RNA - These arms sales were authorized on an “emergency” basis to bypass Congress, though since they weren’t being rushed to the purchasers, Congress still had ample time to debate and vote against the sales. Until that happens, the US will continue to be complicit in Saudi war crimes in Yemen.
Washington is agonizingly slow at learning from its mistakes too. Over the last five years or so in that critical but chaotic part of the world, the United States has repeatedly witnessed the limitations of using the blunt instrument of American military force to win that complicated political, social, economic and religious conflict. There is, of course, no better example of this failure to understand the limits of American military power than its disastrous invasion and occupation of Iraq as well. And yet it is now back to making the same mistake, this time in Yemen.
For five years, the United States has supported a coalition led by Saudi Arabia that is waging war inside Yemen, trying to oust a government made up of members of the Houthi Ansarulah movement. US role in the coalition is significant – it sells bombs and weapons to the Saudis, it helps them pick targets inside Yemen, and it refuels their planes in the sky.

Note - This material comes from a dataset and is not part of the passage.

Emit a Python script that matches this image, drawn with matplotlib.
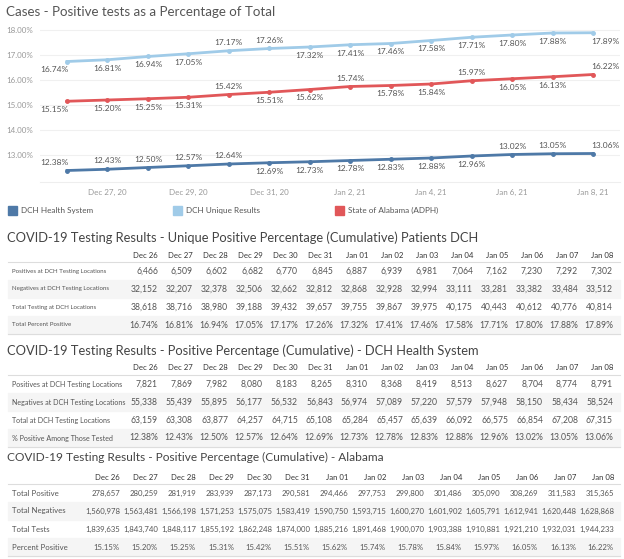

To anyone paying attention, it's clear that the United States is engaged in a war in Yemen. And yet this war has not been authorized or debated by Congress. Its involvement started quietly under President Barack Obama, and now President Donald Trump has increased US participation. And it's not as if US participation in the Yemen conflict hasn't come with serious consequences.
Yemen has become a hell on earth for the civilians caught within its borders. More than 90,000 innocents have been killed in the Saudi-led bombing campaign since the beginning of the civil war, according to the UN. Targets have included schools, hospitals, weddings, funeral parties and school buses carrying children.
More than 22 million people - three quarters of the population - require humanitarian assistance and protection. The country is on the brink of famine and is in the midst of the worst cholera outbreak in the world. To date, an estimated 85,000 children under the age of 5 in Yemen may have died from starvation and disease. In many ways, this suffering is an intentional byproduct of the Saudi coalition, which has targeted water treatment plants, health clinics and even a Doctors Without Borders hospital, all with US assistance.
According to Fars News Agancy, there is a US imprint on each of these civilian deaths. As the humanitarian nightmare worsens, it also provides the fuel to recruit young men into terrorist organizations, which have been able to thrive in the power vacuum created by the war.
It's time for Congress to reclaim one of its most fundamental duties - deciding when and where the United States goes to war. For too long, it has been content to sit on the sidelines and cede this power to the executive branch. But in doing so, it is repeating the same mistakes it has made with regard to US foreign policy in the Middle East in the last several years. It's time to end this disastrous engagement in Yemen, and it's time for the Congress to this shameless war on a defenseless nation.
The United States is failing in Yemen (and the entire Middle East, for that matter) ethically and strategically. America is complicit in the collapse of an impoverished, failed state that has spread the anti-American spirit all over the Middle-East. The US role in Yemen counts not only because millions may die, but because it matters how Americans are viewed in the world. The Yemen war has brought Riyadh and Washington mere defeat and failure and filled the world with hate for the Saudis and their American backers. Even if one is loath to discuss morals or human rights, consider it this way: Withdrawing support from Saudi aggression could save millions of civilian lives.